Green Country's own are suiting up to save their communities from fires.
Volunteer firefighters are nothing new in Oklahoma, but 17 volunteers from Creek, Pawnee and Payne Counties are going above and beyond to show their dedication.
With the shake of a hand and cheers from the crowd, Captain Terry Spencer is officially a certified firefighter.
"It's a big step for me," Terry said.
Terry has been volunteering with the Olive Fire Department for 20 years. He's gone through the fire training academy before, but never completed the program until now.
This time was different for Terry who said he had a different kind of motivation this time around.
"We're pretty competitive as a family and the competitiveness came out in us," he said.
Terry wasn't the only Spencer graduating; his sons Derick and Wesley received their certificates, too.
"I showed them an old dog can still keep up with the young ones, I don't know about the new tricks yet, but showed 'em we could keep up with them," Terry said.
The ten-week program was not only academically rigorous, but also physically demanding.
It consisted of 136 hours of class time, hands-on training and testing, which proved to be no problem for the Spencer patriarch and his sons.
"I've been firefighting with him for seven years now and I've learned a lot, a lot from him and I've learned a lot from this class, and I'll tell ya what, he can hang, I'm not gonna lie, he can hang," Terry's son, Derick said.
The Olive Fire Department received a $48,250 FEMA Assistance to Firefighters Grant in July.
Olive then shared the wealth so firefighters with five other departments - Drumright, Bristow, Silver City, Yale and Pawnee Nation - could also benefit.
Olive Assistant Fire Chief, Jason Dobson said it's the first ever joint fire training academy.
"We're very lucky to have dedicated firefighters that want to serve their community and take the time out of their life to risk their life, and they get out of their jobs to protect the citizens that we serve," Dobson said.
In Oklahoma, all volunteer firefighters have to go through training, but they're not required to become certified.
If it weren't for the federal grant, each student would have had to pay the $2,200 fee out of pocket, though, there is no price that can be put on a father walking alongside his sons, who are following in his footsteps.

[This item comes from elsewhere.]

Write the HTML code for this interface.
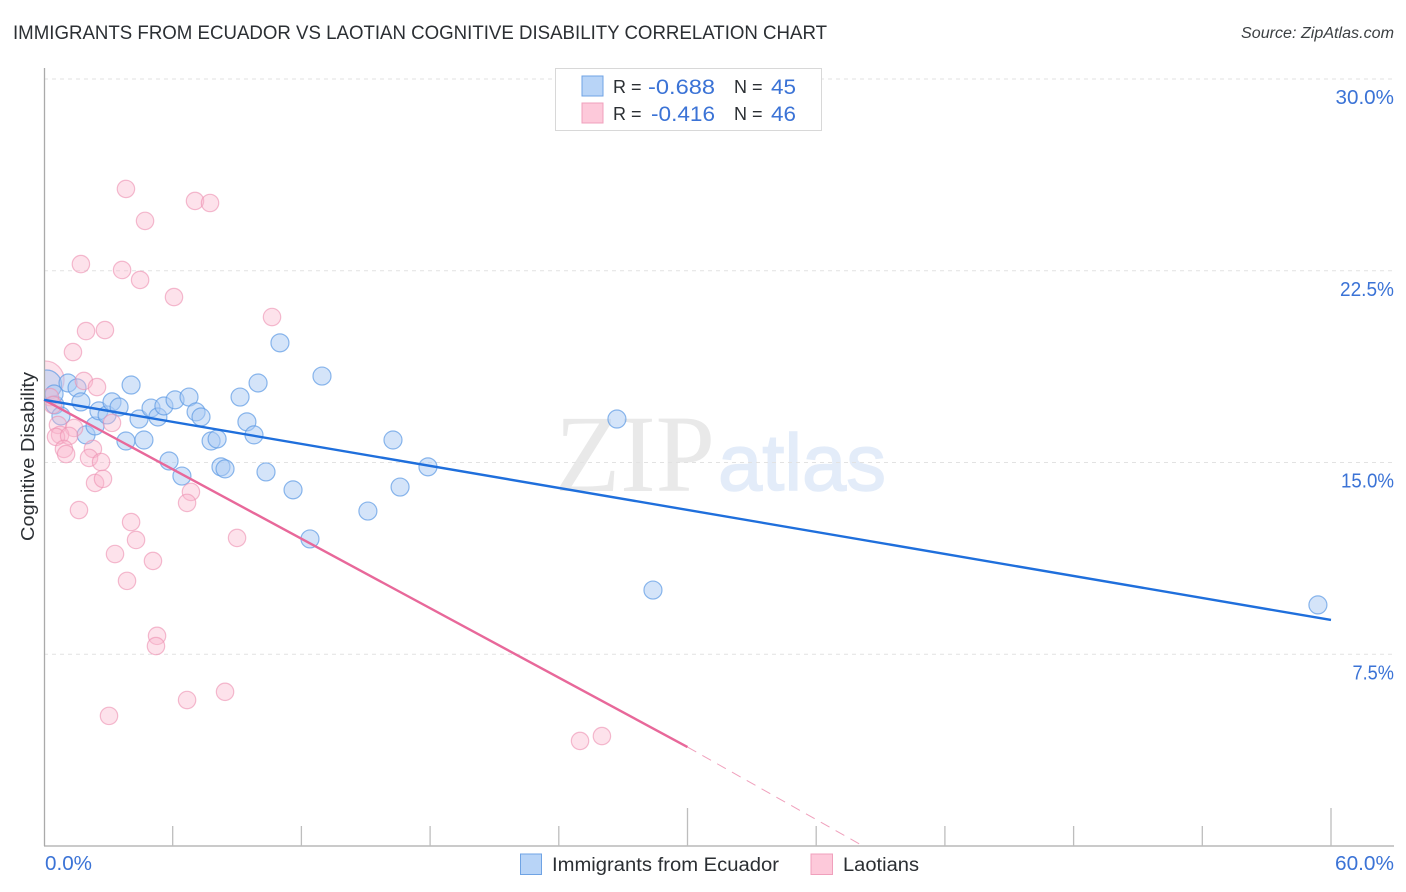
<!DOCTYPE html>
<html lang="en">
<head>
<meta charset="utf-8">
<title>Immigrants from Ecuador vs Laotian Cognitive Disability Correlation Chart</title>
<style>
html,body{margin:0;padding:0;background:#fff;width:1406px;height:892px;overflow:hidden}
svg{display:block}
text{font-family:"Liberation Sans",sans-serif}
</style>
</head>
<body>
<svg id="chart" width="1406" height="892" viewBox="0 0 1406 892" xmlns="http://www.w3.org/2000/svg">
  <rect width="1406" height="892" fill="#fff"/>
  <text x="13" y="39" font-size="19.5" fill="#2b2f33" textLength="814" lengthAdjust="spacingAndGlyphs">IMMIGRANTS FROM ECUADOR VS LAOTIAN COGNITIVE DISABILITY CORRELATION CHART</text>
  <text x="1394" y="38" font-size="15.5" font-style="italic" fill="#3c4043" text-anchor="end" textLength="153" lengthAdjust="spacingAndGlyphs">Source: ZipAtlas.com</text>
  <g>
    <text x="555" y="491" font-size="110" fill="#e9e9e9" textLength="160" lengthAdjust="spacingAndGlyphs" style="font-family:'Liberation Serif',serif">ZIP</text>
    <text x="718" y="490" font-size="80" fill="#e3ecf9" stroke="#e3ecf9" stroke-width="1.5" textLength="168" lengthAdjust="spacingAndGlyphs">atlas</text>
  </g>
  <g id="grid"></g>
  <g id="points"></g>
  <rect x="0" y="340" width="44" height="100" fill="#fff"/>
  <g id="axes"></g>
  <g id="trends"></g>
  <g id="labels"></g>
  <text x="0" y="0" transform="translate(34,456.5) rotate(-90)" font-size="18.5" fill="#2b2f33" text-anchor="middle" textLength="169" lengthAdjust="spacingAndGlyphs">Cognitive Disability</text>

  <g>
    <rect x="555.5" y="68.5" width="266" height="62" fill="#fff" stroke="#d8d8d8"/>
    <rect x="582" y="76" width="21" height="20" fill="#b8d4f7" stroke="#6fa3e4"/>
    <rect x="582" y="103" width="21" height="20" fill="#fdc9da" stroke="#f0a0bc"/>
    <text x="613" y="93" font-size="18" fill="#2b2f33">R =</text>
    <text x="648" y="94" font-size="21.5" fill="#3b73d6" textLength="67" lengthAdjust="spacingAndGlyphs">-0.688</text>
    <text x="734" y="93" font-size="18" fill="#2b2f33">N =</text>
    <text x="771" y="94" font-size="21.5" fill="#3b73d6" textLength="25" lengthAdjust="spacingAndGlyphs">45</text>
    <text x="613" y="120" font-size="18" fill="#2b2f33">R =</text>
    <text x="651" y="121" font-size="21.5" fill="#3b73d6" textLength="64" lengthAdjust="spacingAndGlyphs">-0.416</text>
    <text x="734" y="120" font-size="18" fill="#2b2f33">N =</text>
    <text x="771" y="121" font-size="21.5" fill="#3b73d6" textLength="25" lengthAdjust="spacingAndGlyphs">46</text>
  </g>

  <g>
    <g>
      <rect x="520.5" y="854" width="21" height="20.5" fill="#b8d4f7" stroke="#6fa3e4"/>
      <text x="552" y="871" font-size="19" fill="#2b2f33" textLength="227" lengthAdjust="spacingAndGlyphs">Immigrants from Ecuador</text>
    </g>
    <g>
      <rect x="811" y="854" width="21.5" height="20.5" fill="#fdc9da" stroke="#f0a0bc"/>
      <text x="843" y="871" font-size="19" fill="#2b2f33" textLength="76" lengthAdjust="spacingAndGlyphs">Laotians</text>
    </g>
  </g>
</svg>
<script>
const ecuadorX = [1.12,1.54,1.72,0.51,0.47,0.79,1.96,2.38,2.56,2.94,3.17,3.50,3.82,4.06,4.43,4.66,4.99,5.31,5.59,5.83,6.11,6.43,6.76,7.09,7.32,7.79,8.07,8.25,8.44,9.14,9.46,9.79,9.98,10.35,11.00,11.61,12.40,12.96,15.10,16.27,16.60,17.90,26.71,28.39,59.39];
const ecuadorY = [18.11,17.92,17.37,17.25,17.68,16.82,16.08,16.43,17.02,16.86,17.37,17.17,15.84,18.03,16.70,15.88,17.13,16.78,17.21,15.06,17.45,14.47,17.56,16.98,16.78,15.84,15.92,14.83,14.75,17.56,16.59,16.08,18.11,14.63,19.68,13.93,12.01,18.38,13.10,15.88,14.04,14.83,16.70,10.01,9.43];
const laotianX = [3.82,4.71,7.04,7.74,1.72,3.64,4.48,6.06,10.63,1.96,2.84,1.35,1.86,2.47,0.28,0.42,3.17,0.65,1.40,0.75,0.56,1.17,0.93,1.03,2.28,2.10,2.66,2.38,2.75,1.63,4.06,4.29,3.31,5.08,3.87,6.85,6.67,9.00,5.27,5.22,8.44,6.67,3.03,24.99,26.01];
const laotianY = [25.70,24.45,25.23,25.15,22.76,22.53,22.14,21.47,20.69,20.14,20.18,19.32,18.19,17.95,17.56,17.25,16.55,16.47,16.35,16.08,16.00,16.04,15.53,15.33,15.53,15.18,15.02,14.20,14.36,13.14,12.67,11.97,11.42,11.15,10.37,13.85,13.42,12.05,8.22,7.82,6.03,5.71,5.09,4.11,4.30];
const ecuadorAggregateX = [0.12];
const ecuadorAggregateY = [18.03];
const laotianAggregateX = [0.05];
const laotianAggregateY = [18.23];
const ecuadorTrendX = [0, 60];
const ecuadorTrendY = [17.45, 8.84];
const laotianTrendX = [0, 30];
const laotianTrendY = [17.45, 3.87];
const laotianExtensionX = [30, 38.1];
const laotianExtensionY = [3.87, 0.04];
const yGridValues = [30, 22.5, 15, 7.5];
const yTickLabels = ['30.0%', '22.5%', '15.0%', '7.5%'];
const xTickValues = [6, 12, 18, 24, 30, 36, 42, 48, 54, 60];
const xMajorTicks = [30, 60];
const xEndValues = [0, 60];
const xEndLabels = ['0.0%', '60.0%'];

const NS = 'http://www.w3.org/2000/svg';
const xScale = v => 44 + v * (1287 / 60);
const yScale = v => 846 - v * (767 / 30);
const glyphWidth = {'0':13.5,'1':8.5,'2':11.5,'3':11.5,'5':11,'6':12,'7':10.5,'.':4,'%':16};
const labelLength = t => t.split('').reduce((sum, ch) => sum + glyphWidth[ch], 0);
function make(parent, tag, attrs, text) {
  const el = document.createElementNS(NS, tag);
  for (const k in attrs) el.setAttribute(k, attrs[k]);
  if (text !== undefined) el.textContent = text;
  parent.appendChild(el);
  return el;
}
const grid = document.getElementById('grid');
const axes = document.getElementById('axes');
const points = document.getElementById('points');
const trends = document.getElementById('trends');
const labels = document.getElementById('labels');

yGridValues.forEach((v) => {
  const line = make(grid, 'line', {x1: 44, x2: 1394, y1: yScale(v), y2: yScale(v), stroke: '#e2e2e2', 'stroke-width': 1, 'stroke-dasharray': '4 4'});
  
  
});
const yAxis = make(axes, 'line', {x1: 44.5, x2: 44.5, y1: 68, y2: 846, stroke: '#aaaaaa', 'stroke-width': 1.3});


const xAxis = make(axes, 'line', {x1: 44, x2: 1394, y1: 846, y2: 846, stroke: '#aaaaaa', 'stroke-width': 1.3});


xTickValues.forEach((v) => {
  const top = xMajorTicks.includes(v) ? 808 : 826;
  const tick = make(axes, 'line', {x1: xScale(v), x2: xScale(v), y1: top, y2: 846, stroke: '#bdbdbd', 'stroke-width': 1.3});
  
  
});
function drawSeries(xs, ys, r, fill, stroke, fillOpacity, strokeOpacity, name) {
  xs.forEach((x, i) => {
    const c = make(points, 'circle', {cx: xScale(x), cy: yScale(ys[i]), r: r, fill: fill, 'fill-opacity': fillOpacity, stroke: stroke, 'stroke-opacity': strokeOpacity, 'stroke-width': 1.2});
    
    
  });
}
drawSeries(laotianAggregateX, laotianAggregateY, 19, '#fbb6cc', '#ec8fb0', 0.4, 0.6, 'laotian-aggregate-point');
drawSeries(ecuadorAggregateX, ecuadorAggregateY, 15, '#a9caf3', '#5c9ae4', 0.5, 0.7, 'ecuador-aggregate-point');
drawSeries(ecuadorX, ecuadorY, 9, '#a9caf3', '#5c9ae4', 0.5, 0.7, 'ecuador-point');
drawSeries(laotianX, laotianY, 8.7, '#fbb6cc', '#ec8fb0', 0.4, 0.6, 'laotian-point');

function trend(xs, ys, stroke, width, dash, name) {
  const attrs = {x1: xScale(xs[0]), y1: yScale(ys[0]), x2: xScale(xs[1]), y2: yScale(ys[1]), stroke: stroke, 'stroke-width': width};
  if (dash) attrs['stroke-dasharray'] = dash;
  const l = make(trends, 'line', attrs);
  
  
}
trend(laotianTrendX, laotianTrendY, '#e8689a', 2.4, null, 'laotian-trend-line');
trend(laotianExtensionX, laotianExtensionY, '#f0a0bc', 1, '10 7', 'laotian-trend-extension');
trend(ecuadorTrendX, ecuadorTrendY, '#1f6fdc', 2.4, null, 'ecuador-trend-line');

yTickLabels.forEach((t, i) => {
  const label = make(labels, 'text', {x: 1394, y: yScale(yGridValues[i]) + 25, 'font-size': 20, fill: '#3b73d6', 'text-anchor': 'end', textLength: labelLength(t), lengthAdjust: 'spacingAndGlyphs'}, t);
  
  
});
xEndLabels.forEach((t, i) => {
  const anchor = i === 0 ? 'start' : 'end';
  const px = i === 0 ? xScale(xEndValues[i]) + 1 : xScale(xEndValues[i]) + 63;
  const label = make(labels, 'text', {x: px, y: 870, 'font-size': 20, fill: '#3b73d6', 'text-anchor': anchor, textLength: labelLength(t), lengthAdjust: 'spacingAndGlyphs'}, t);
  
  
});
</script>
</body>
</html>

"Boy, it's something we rodeoed all our life together and I'm just proud of them" Terry said wiping tears away from eyes.
The 17 firefighters will take the holidays off then start a second fire academy in the spring, which will include hazardous materials awareness and operations, vehicle extrication, flammable gas emergencies and mayday classes.
Once those courses are complete, the firefighters will be certified advanced-level firefighters.
All classes are instructed by Oklahoma State University-Fire Service Training and some are held at Central Technology Center.